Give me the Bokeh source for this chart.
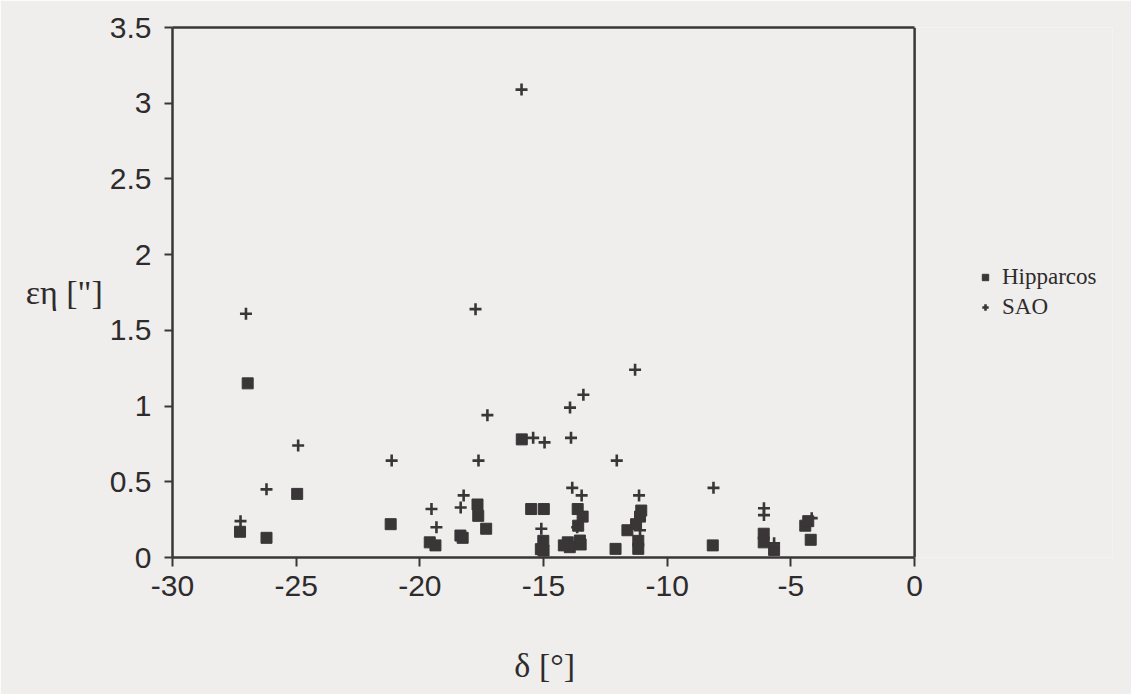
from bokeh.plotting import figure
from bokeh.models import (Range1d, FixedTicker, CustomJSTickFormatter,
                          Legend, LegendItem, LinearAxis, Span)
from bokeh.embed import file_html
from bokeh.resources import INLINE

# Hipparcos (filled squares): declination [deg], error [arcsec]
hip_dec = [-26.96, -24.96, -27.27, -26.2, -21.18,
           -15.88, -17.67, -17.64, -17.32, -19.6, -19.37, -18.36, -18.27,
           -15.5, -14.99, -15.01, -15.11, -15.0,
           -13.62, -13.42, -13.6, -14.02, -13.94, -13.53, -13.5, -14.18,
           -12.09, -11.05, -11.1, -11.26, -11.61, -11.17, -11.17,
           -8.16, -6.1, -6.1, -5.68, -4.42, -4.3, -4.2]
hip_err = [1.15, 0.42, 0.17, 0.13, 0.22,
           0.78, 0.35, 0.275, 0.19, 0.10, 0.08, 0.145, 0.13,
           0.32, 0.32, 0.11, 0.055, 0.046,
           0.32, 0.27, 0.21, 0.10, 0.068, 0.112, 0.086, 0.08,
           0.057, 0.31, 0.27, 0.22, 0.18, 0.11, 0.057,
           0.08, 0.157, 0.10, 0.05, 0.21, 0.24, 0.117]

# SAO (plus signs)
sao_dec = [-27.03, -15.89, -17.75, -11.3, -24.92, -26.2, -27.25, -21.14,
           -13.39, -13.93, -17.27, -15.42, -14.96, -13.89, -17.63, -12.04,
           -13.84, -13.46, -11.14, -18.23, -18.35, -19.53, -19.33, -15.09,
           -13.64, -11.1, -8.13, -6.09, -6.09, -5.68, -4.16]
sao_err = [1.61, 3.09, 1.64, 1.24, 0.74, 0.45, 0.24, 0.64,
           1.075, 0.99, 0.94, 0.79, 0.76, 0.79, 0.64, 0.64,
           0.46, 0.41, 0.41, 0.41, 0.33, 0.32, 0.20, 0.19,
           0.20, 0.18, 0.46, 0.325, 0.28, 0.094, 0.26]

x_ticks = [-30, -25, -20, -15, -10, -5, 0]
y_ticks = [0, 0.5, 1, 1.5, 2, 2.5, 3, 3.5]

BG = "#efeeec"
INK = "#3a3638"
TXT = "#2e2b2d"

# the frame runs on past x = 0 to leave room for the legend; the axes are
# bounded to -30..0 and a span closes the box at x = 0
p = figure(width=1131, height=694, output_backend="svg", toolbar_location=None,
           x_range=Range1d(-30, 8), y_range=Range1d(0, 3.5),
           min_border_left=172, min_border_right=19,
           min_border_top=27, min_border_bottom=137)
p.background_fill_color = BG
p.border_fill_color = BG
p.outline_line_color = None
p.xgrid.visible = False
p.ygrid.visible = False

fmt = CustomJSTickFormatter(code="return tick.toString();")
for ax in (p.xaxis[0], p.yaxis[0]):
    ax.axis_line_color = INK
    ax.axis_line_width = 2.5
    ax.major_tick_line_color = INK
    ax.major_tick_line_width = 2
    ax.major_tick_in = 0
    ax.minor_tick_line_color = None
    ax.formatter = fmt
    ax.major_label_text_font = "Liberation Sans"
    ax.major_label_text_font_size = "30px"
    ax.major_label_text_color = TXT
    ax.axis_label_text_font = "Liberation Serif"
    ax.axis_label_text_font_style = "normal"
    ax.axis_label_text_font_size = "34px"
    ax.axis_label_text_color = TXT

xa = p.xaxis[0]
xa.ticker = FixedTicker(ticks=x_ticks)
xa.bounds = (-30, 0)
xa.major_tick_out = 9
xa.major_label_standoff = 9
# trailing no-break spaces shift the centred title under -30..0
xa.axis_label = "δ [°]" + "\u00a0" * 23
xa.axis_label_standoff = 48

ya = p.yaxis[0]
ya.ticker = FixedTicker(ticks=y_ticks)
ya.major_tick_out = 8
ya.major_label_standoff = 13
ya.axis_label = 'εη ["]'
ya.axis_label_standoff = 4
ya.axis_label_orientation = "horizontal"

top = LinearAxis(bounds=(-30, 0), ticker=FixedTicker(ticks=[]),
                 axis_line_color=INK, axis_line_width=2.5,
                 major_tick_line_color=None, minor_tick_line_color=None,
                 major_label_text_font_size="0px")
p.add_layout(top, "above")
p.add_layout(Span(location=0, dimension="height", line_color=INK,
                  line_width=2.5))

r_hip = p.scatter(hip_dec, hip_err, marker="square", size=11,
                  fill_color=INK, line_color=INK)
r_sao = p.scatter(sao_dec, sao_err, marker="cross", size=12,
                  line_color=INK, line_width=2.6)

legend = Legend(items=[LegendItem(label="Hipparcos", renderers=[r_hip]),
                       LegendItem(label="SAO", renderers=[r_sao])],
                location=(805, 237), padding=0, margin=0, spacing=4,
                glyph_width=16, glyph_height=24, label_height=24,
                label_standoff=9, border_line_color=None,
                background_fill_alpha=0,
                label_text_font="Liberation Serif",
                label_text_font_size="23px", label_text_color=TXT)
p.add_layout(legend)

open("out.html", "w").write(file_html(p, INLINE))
-- -- --
Task to carry out =
Reproduce the data above in full, exactly as it is, with the pictures left out.

Solution for this exercise =
Give me the Bokeh source for this chart.
from bokeh.plotting import figure
from bokeh.models import (Range1d, FixedTicker, CustomJSTickFormatter,
                          Legend, LegendItem, LinearAxis, Span)
from bokeh.embed import file_html
from bokeh.resources import INLINE

# Hipparcos (filled squares): declination [deg], error [arcsec]
hip_dec = [-26.96, -24.96, -27.27, -26.2, -21.18,
           -15.88, -17.67, -17.64, -17.32, -19.6, -19.37, -18.36, -18.27,
           -15.5, -14.99, -15.01, -15.11, -15.0,
           -13.62, -13.42, -13.6, -14.02, -13.94, -13.53, -13.5, -14.18,
           -12.09, -11.05, -11.1, -11.26, -11.61, -11.17, -11.17,
           -8.16, -6.1, -6.1, -5.68, -4.42, -4.3, -4.2]
hip_err = [1.15, 0.42, 0.17, 0.13, 0.22,
           0.78, 0.35, 0.275, 0.19, 0.10, 0.08, 0.145, 0.13,
           0.32, 0.32, 0.11, 0.055, 0.046,
           0.32, 0.27, 0.21, 0.10, 0.068, 0.112, 0.086, 0.08,
           0.057, 0.31, 0.27, 0.22, 0.18, 0.11, 0.057,
           0.08, 0.157, 0.10, 0.05, 0.21, 0.24, 0.117]

# SAO (plus signs)
sao_dec = [-27.03, -15.89, -17.75, -11.3, -24.92, -26.2, -27.25, -21.14,
           -13.39, -13.93, -17.27, -15.42, -14.96, -13.89, -17.63, -12.04,
           -13.84, -13.46, -11.14, -18.23, -18.35, -19.53, -19.33, -15.09,
           -13.64, -11.1, -8.13, -6.09, -6.09, -5.68, -4.16]
sao_err = [1.61, 3.09, 1.64, 1.24, 0.74, 0.45, 0.24, 0.64,
           1.075, 0.99, 0.94, 0.79, 0.76, 0.79, 0.64, 0.64,
           0.46, 0.41, 0.41, 0.41, 0.33, 0.32, 0.20, 0.19,
           0.20, 0.18, 0.46, 0.325, 0.28, 0.094, 0.26]

x_ticks = [-30, -25, -20, -15, -10, -5, 0]
y_ticks = [0, 0.5, 1, 1.5, 2, 2.5, 3, 3.5]

BG = "#efeeec"
INK = "#3a3638"
TXT = "#2e2b2d"

# the frame runs on past x = 0 to leave room for the legend; the axes are
# bounded to -30..0 and a span closes the box at x = 0
p = figure(width=1131, height=694, output_backend="svg", toolbar_location=None,
           x_range=Range1d(-30, 8), y_range=Range1d(0, 3.5),
           min_border_left=172, min_border_right=19,
           min_border_top=27, min_border_bottom=137)
p.background_fill_color = BG
p.border_fill_color = BG
p.outline_line_color = None
p.xgrid.visible = False
p.ygrid.visible = False

fmt = CustomJSTickFormatter(code="return tick.toString();")
for ax in (p.xaxis[0], p.yaxis[0]):
    ax.axis_line_color = INK
    ax.axis_line_width = 2.5
    ax.major_tick_line_color = INK
    ax.major_tick_line_width = 2
    ax.major_tick_in = 0
    ax.minor_tick_line_color = None
    ax.formatter = fmt
    ax.major_label_text_font = "Liberation Sans"
    ax.major_label_text_font_size = "30px"
    ax.major_label_text_color = TXT
    ax.axis_label_text_font = "Liberation Serif"
    ax.axis_label_text_font_style = "normal"
    ax.axis_label_text_font_size = "34px"
    ax.axis_label_text_color = TXT

xa = p.xaxis[0]
xa.ticker = FixedTicker(ticks=x_ticks)
xa.bounds = (-30, 0)
xa.major_tick_out = 9
xa.major_label_standoff = 9
# trailing no-break spaces shift the centred title under -30..0
xa.axis_label = "δ [°]" + "\u00a0" * 23
xa.axis_label_standoff = 48

ya = p.yaxis[0]
ya.ticker = FixedTicker(ticks=y_ticks)
ya.major_tick_out = 8
ya.major_label_standoff = 13
ya.axis_label = 'εη ["]'
ya.axis_label_standoff = 4
ya.axis_label_orientation = "horizontal"

top = LinearAxis(bounds=(-30, 0), ticker=FixedTicker(ticks=[]),
                 axis_line_color=INK, axis_line_width=2.5,
                 major_tick_line_color=None, minor_tick_line_color=None,
                 major_label_text_font_size="0px")
p.add_layout(top, "above")
p.add_layout(Span(location=0, dimension="height", line_color=INK,
                  line_width=2.5))

r_hip = p.scatter(hip_dec, hip_err, marker="square", size=11,
                  fill_color=INK, line_color=INK)
r_sao = p.scatter(sao_dec, sao_err, marker="cross", size=12,
                  line_color=INK, line_width=2.6)

legend = Legend(items=[LegendItem(label="Hipparcos", renderers=[r_hip]),
                       LegendItem(label="SAO", renderers=[r_sao])],
                location=(805, 237), padding=0, margin=0, spacing=4,
                glyph_width=16, glyph_height=24, label_height=24,
                label_standoff=9, border_line_color=None,
                background_fill_alpha=0,
                label_text_font="Liberation Serif",
                label_text_font_size="23px", label_text_color=TXT)
p.add_layout(legend)

open("out.html", "w").write(file_html(p, INLINE))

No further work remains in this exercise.